Pourtant alors que ce mélange semblait entièrement factice dans le premier tome et aboutissait une histoire convenue, dans celui-ci, le lecteur se rend compte que ça fonctionne mieux (même s'il n'est pas dupe du choix artificiel des ingrédients). Certes les personnages historiques sont intégrés essentiellement sous forme de référence expéditive plus pour leur valeur de popularité que pour leurs concepts. Néanmoins cela suffit pour rendre compte de l'évolution des mentalités dans la société, et de celle de ces individus dotés de pouvoirs extraordinaires. Il est vrai qu'il vaut mieux être familier avec le concept de l'objectivisme pour saisir la pertinence de la présence d'Ayn Rand, puisqu'elle n'apparaît que le temps de 2 pages.

Le récit devient également plus pertinent en termes sociaux, car cette évolution est en phase avec la prise de conscience de l'opinion américaine et avec l'évolution des valeurs de la nation. de manière tout aussi appréciable, la comédie dramatique gagne également en qualité. le lecteur attentif sait que le couple principal du récit est amené à se séparer (c'est indiqué dans Jupiter Legacy), mais il ne connaît par les raisons de cette séparation. Elles font l'objet du dernier épisode, et Mark Millar révèle une sensibilité qu'on ne lui connaissait pas.

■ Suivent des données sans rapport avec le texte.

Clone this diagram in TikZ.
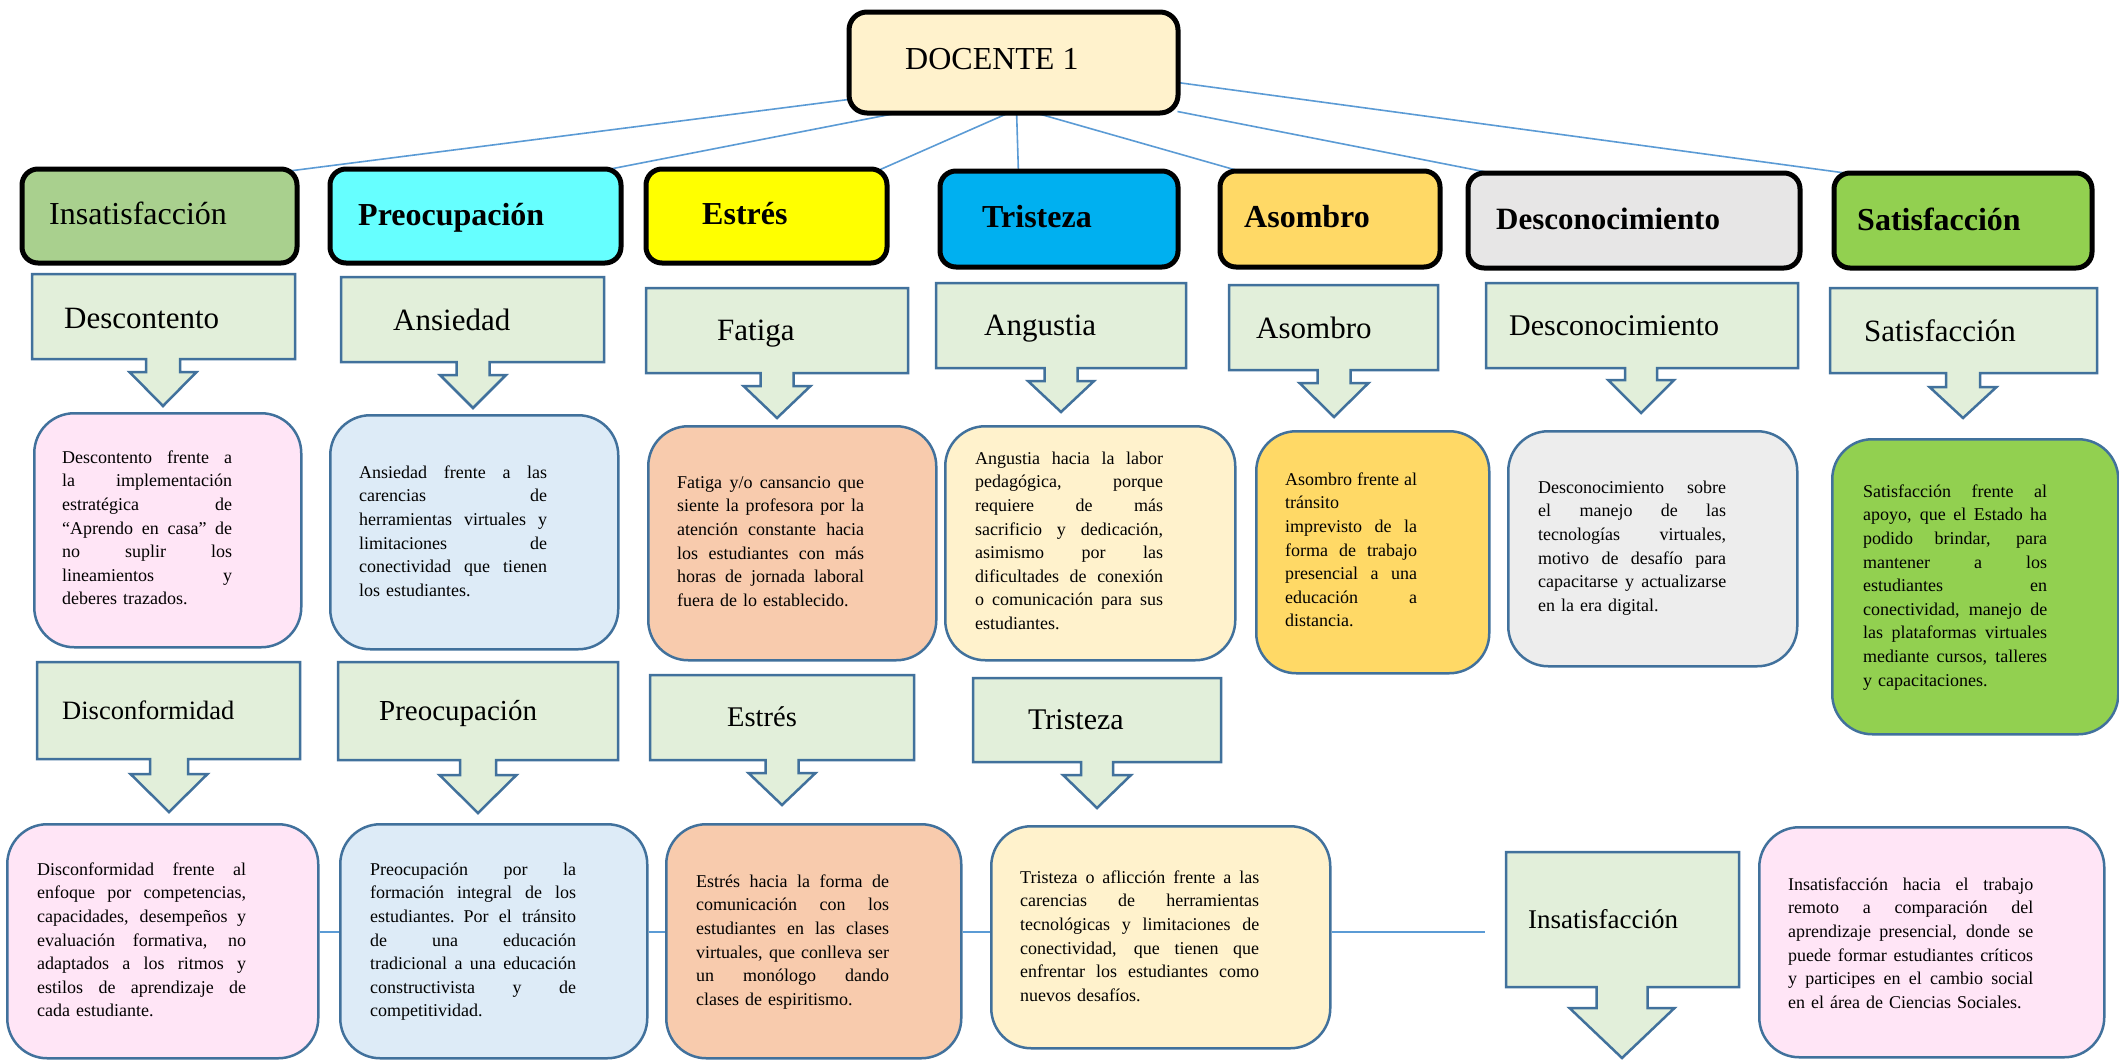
\documentclass[tikz,border=0pt]{standalone}
\usepackage{fontspec}
\setmainfont{Liberation Serif}
\usetikzlibrary{calc,backgrounds}
\setlength{\parindent}{0pt}
\definecolor{docfill}{HTML}{FFF2CC}
\definecolor{cgreen}{HTML}{A9D08E}
\definecolor{ccyan}{HTML}{66FFFF}
\definecolor{cyellow}{HTML}{FFFF00}
\definecolor{cblue}{HTML}{00B0F0}
\definecolor{cgold}{HTML}{FFD966}
\definecolor{cgray}{HTML}{E7E6E6}
\definecolor{clime}{HTML}{92D050}
\definecolor{pinkf}{HTML}{FFE5F6}
\definecolor{lblue}{HTML}{DDEBF7}
\definecolor{salmon}{HTML}{F8CBAD}
\definecolor{cream}{HTML}{FFF2CC}
\definecolor{lgray}{HTML}{EDEDED}
\definecolor{callgreen}{HTML}{E2EFDA}
\definecolor{bordblue}{HTML}{41719C}
\definecolor{lineblue}{HTML}{5B9BD5}
\newcommand{\J}[1]{\noindent\hbox to \hsize{\spaceskip=0.25em plus 3em minus 0.08em\relax #1}\\}
\newcommand{\FS}{\rule{0pt}{14pt}}
\newcommand{\arrowbox}[9]{%
  \draw[callshape] (#1,#2) -- (#3,#2) -- (#3,#4) -- ({#5+#6},#4) -- ({#5+#6},#8) -- ({#5+#7},#8) -- (#5,#9) -- ({#5-#7},#8) -- ({#5-#6},#8) -- ({#5-#6},#4) -- (#1,#4) -- cycle;}
\tikzset{
  catbox/.style={draw=black, line width=5pt, rounded corners=16pt, anchor=north west, inner sep=0pt},
  descbox/.style={draw=bordblue, line width=2.5pt, rounded corners=40pt, anchor=north west, inner sep=0pt},
  callshape/.style={draw=bordblue, fill=callgreen, line width=2.5pt, line join=miter},
  conn/.style={draw=lineblue, line width=1.6pt},
  connb/.style={draw=lineblue, line width=2.2pt},
  body/.style={anchor=north west, inner sep=0pt, align=left, font=\fontsize{18}{23.6}\selectfont},
  lab/.style={anchor=base west, inner sep=0pt, font=\fontsize{31}{36}\selectfont},
  ttl/.style={anchor=base west, inner sep=0pt, font=\fontsize{32}{38}\selectfont\bfseries},
}
\begin{document}
\begin{tikzpicture}[x=1pt,y=-1pt]
\useasboundingbox (0,0) rectangle (2119,1060);

% top node
\node[catbox, fill=docfill, minimum width=329pt, minimum height=101pt, rounded corners=18pt] (doc) at (846.5,9.5) {};
\node[anchor=base west, inner sep=0pt, font=\fontsize{32}{38}\selectfont] (doct) at (905,69) {DOCENTE 1};

% category boxes
\node[catbox, fill=cgreen, minimum width=275pt, minimum height=94pt] (c1) at (19.5,166.5) {};
\node[catbox, fill=ccyan, minimum width=291pt, minimum height=94pt] (c2) at (327.5,166.5) {};
\node[catbox, fill=cyellow, minimum width=241pt, minimum height=94pt] (c3) at (643.5,166.5) {};
\node[catbox, fill=cblue, minimum width=238pt, minimum height=96pt] (c4) at (937.5,168.5) {};
\node[catbox, fill=cgold, minimum width=220pt, minimum height=96pt] (c5) at (1217.5,168.5) {};
\node[catbox, fill=cgray, minimum width=332pt, minimum height=95pt] (c6) at (1465.5,170.5) {};
\node[catbox, fill=clime, minimum width=258pt, minimum height=95pt] (c7) at (1831.5,170.5) {};

\node[anchor=base west, inner sep=0pt, font=\fontsize{32}{38}\selectfont] (c1t) at (49,224) {Insatisfacción};
\node[ttl] (c2t) at (358,225) {Preocupación};
\node[ttl] (c3t) at (702,224) {Estrés};
\node[ttl] (c4t) at (982,227) {Tristeza};
\node[ttl] (c5t) at (1244,227) {Asombro};
\node[ttl, font=\fontsize{31}{36}\selectfont\bfseries] (c6t) at (1496,229) {Desconocimiento};
\node[ttl] (c7t) at (1857,230) {Satisfacción};

% arrow callouts, row 1
\arrowbox{32}{274}{295}{359}{163}{17}{33.5}{372}{406}
\arrowbox{341}{277}{604}{362}{473}{16.5}{33}{375}{408}
\arrowbox{646}{288}{908}{373}{777}{16.5}{33.5}{386}{418}
\arrowbox{936}{283}{1186}{368}{1061}{16.5}{33}{381}{412}
\arrowbox{1229}{285}{1438}{370}{1334}{16.5}{34.5}{383}{417}
\arrowbox{1486}{283}{1798}{368}{1641}{16}{33}{380}{413}
\arrowbox{1830}{288}{2097}{373}{1963}{17}{33.5}{387}{418}

\node[lab] (a1) at (64,328) {Descontento};
\node[lab] (a2) at (393,330) {Ansiedad};
\node[lab] (a3) at (717,340) {Fatiga};
\node[lab] (a4) at (984,335) {Angustia};
\node[lab] (a5) at (1256,338) {Asombro};
\node[lab, font=\fontsize{30}{36}\selectfont] (a6) at (1509,335) {Desconocimiento};
\node[lab] (a7) at (1864,341) {Satisfacción};

% description boxes, row 1
\node[descbox, fill=pinkf, minimum width=267pt, minimum height=234pt] (d1) at (33,412) {};
\node[descbox, fill=lblue, minimum width=288pt, minimum height=234pt] (d2) at (329,414) {};
\node[descbox, fill=salmon, minimum width=288pt, minimum height=234pt] (d3) at (647,425) {};
\node[descbox, fill=cream, minimum width=290pt, minimum height=234pt] (d4) at (944,425) {};
\node[descbox, fill=cgold, minimum width=233pt, minimum height=242pt] (d5) at (1255,430) {};
\node[descbox, fill=lgray, minimum width=289pt, minimum height=235pt] (d6) at (1507,430) {};
\node[descbox, fill=clime, minimum width=286pt, minimum height=295pt] (d7) at (1831,438) {};

\node[body, text width=170pt] (d1t) at (62,449) {\noindent\FS\J{Descontento frente a}\J{la implementación}\J{estratégica de}\J{“Aprendo en casa” de}\J{no suplir los}\J{lineamientos y}\noindent deberes trazados.};
\node[body, text width=188pt] (d2t) at (359,464) {\noindent\FS\J{Ansiedad frente a las}\J{carencias de}\J{herramientas virtuales y}\J{limitaciones de}\J{conectividad que tienen}\noindent los estudiantes.};
\node[body, text width=187pt] (d3t) at (677,474) {\noindent\FS\J{Fatiga y/o cansancio que}\J{siente la profesora por la}\J{atención constante hacia}\J{los estudiantes con más}\J{horas de jornada laboral}\noindent fuera de lo establecido.};
\node[body, text width=188pt] (d4t) at (975,450) {\noindent\FS\J{Angustia hacia la labor}\J{pedagógica, porque}\J{requiere de más}\J{sacrificio y dedicación,}\J{asimismo por las}\J{dificultades de conexión}\J{o comunicación para sus}\noindent estudiantes.};
\node[body, text width=132pt] (d5t) at (1285,471) {\noindent\FS\J{Asombro frente al}\noindent tránsito\\\J{imprevisto de la}\J{forma de trabajo}\J{presencial a una}\J{educación a}\noindent distancia.};
\node[body, text width=188pt] (d6t) at (1538,479) {\noindent\FS\J{Desconocimiento sobre}\J{el manejo de las}\J{tecnologías virtuales,}\J{motivo de desafío para}\J{capacitarse y actualizarse}\noindent en la era digital.};
\node[body, text width=184pt] (d7t) at (1863,483) {\noindent\FS\J{Satisfacción frente al}\J{apoyo, que el Estado ha}\J{podido brindar, para}\J{mantener a los}\J{estudiantes en}\J{conectividad, manejo de}\J{las plataformas virtuales}\J{mediante cursos, talleres}\noindent y capacitaciones.};

% arrow callouts, row 2
\arrowbox{37}{662}{300}{759}{169}{19}{38.5}{774}{812}
\arrowbox{338}{662}{618}{760}{478}{18}{38.5}{775}{813}
\arrowbox{650}{675}{914}{760}{782}{16.5}{33.5}{773}{805}
\arrowbox{973}{678}{1221}{762}{1097}{16}{34}{775}{808}
\arrowbox{1506}{852}{1739}{987}{1622}{25.5}{52.5}{1008}{1058}

\node[lab, font=\fontsize{26.5}{32}\selectfont] (b1) at (62,719) {Disconformidad};
\node[lab, font=\fontsize{29}{34}\selectfont] (b2) at (379,720) {Preocupación};
\node[lab, font=\fontsize{28.5}{34}\selectfont] (b3) at (727,726) {Estrés};
\node[lab, font=\fontsize{30}{36}\selectfont] (b4) at (1028,729) {Tristeza};
\node[lab, font=\fontsize{27}{32}\selectfont] (b5) at (1528,928) {Insatisfacción};

% description boxes, row 2
\node[descbox, fill=pinkf, minimum width=311pt, minimum height=234pt] (d8) at (6,823) {};
\node[descbox, fill=lblue, minimum width=307pt, minimum height=234pt] (d9) at (339,823) {};
\node[descbox, fill=salmon, minimum width=295pt, minimum height=234pt] (d10) at (665,823) {};
\node[descbox, fill=cream, minimum width=339pt, minimum height=222pt] (d11) at (990,825) {};
\node[descbox, fill=pinkf, minimum width=345pt, minimum height=230pt] (d12) at (1758,826) {};

\node[body, text width=209pt] (d8t) at (37,861) {\noindent\FS\J{Disconformidad frente al}\J{enfoque por competencias,}\J{capacidades, desempeños y}\J{evaluación formativa, no}\J{adaptados a los ritmos y}\J{estilos de aprendizaje de}\noindent cada estudiante.};
\node[body, text width=206pt] (d9t) at (370,861) {\noindent\FS\J{Preocupación por la}\J{formación integral de los}\J{estudiantes. Por el tránsito}\J{de una educación}\J{tradicional a una educación}\J{constructivista y de}\noindent competitividad.};
\node[body, text width=193pt] (d10t) at (696,873) {\noindent\FS\J{Estrés hacia la forma de}\J{comunicación con los}\J{estudiantes en las clases}\J{virtuales, que conlleva ser}\J{un monólogo dando}\noindent clases de espiritismo.};
\node[body, text width=239pt] (d11t) at (1020,869) {\noindent\FS\J{Tristeza o aflicción frente a las}\J{carencias de herramientas}\J{tecnológicas y limitaciones de}\J{conectividad, que tienen que}\J{enfrentar los estudiantes como}\noindent nuevos desafíos.};
\node[body, text width=245pt] (d12t) at (1788,876) {\noindent\FS\J{Insatisfacción hacia el trabajo}\J{remoto a comparación del}\J{aprendizaje presencial, donde se}\J{puede formar estudiantes críticos}\J{y participes en el cambio social}\noindent en el área de Ciencias Sociales.};

% connectors
\coordinate (ly) at (0,932);
\coordinate (lend) at (1485,932);
\begin{pgfonlayer}{background}
\fill[white] (0,0) rectangle (2119,1060);
\draw[conn] ($(doc.south west)+(2,-16)$) -- ($(c1.north east)+(-22,6)$);
\draw[conn] ($(doc.south west)+(69,-6)$) -- ($(c2.north east)+(-31,6)$);
\draw[conn] ($(doc.south west)+(170,-6)$) -- ($(c3.north east)+(-16,6)$);
\draw[conn] ($(doc.south west)+(170,-6)$) -- ($(c4.north west)+(81,6)$);
\draw[conn] ($(doc.south west)+(184,-4)$) -- ($(c5.north west)+(34,6)$);
\draw[conn] ($(doc.south east)+(-3,-4)$) -- ($(c6.north west)+(23,2)$);
\draw[conn] ($(doc.south east)+(-3,-33)$) -- ($(c7.north west)+(32,5)$);
\draw[connb] (d8.east |- ly) -- (d9.west |- ly);
\draw[connb] (d9.east |- ly) -- (d10.west |- ly);
\draw[connb] (d10.east |- ly) -- (d11.west |- ly);
\draw[connb] (d11.east |- ly) -- (lend);
\end{pgfonlayer}
\end{tikzpicture}
\end{document}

Cette deuxième saison de Jupiter's Circle déconcerte le lecteur. Les créateurs utilisent exactement les mêmes ficelles que dans le premier tome. Wilfredo Torres assure moins de la moitié du récit, mais il a posé des bases graphiques respectées par les autres artistes. Il compose des dessins d'apparence très simple, tout en portant une narration complexe. Mark Millar a recours à tous ses trucs et astuces usuels, mais ils s'agrègent de manière cohérente procurant une profondeur et une sensibilité inattendues, faisant vivre les personnages, les montrant comme un produit de leur époque.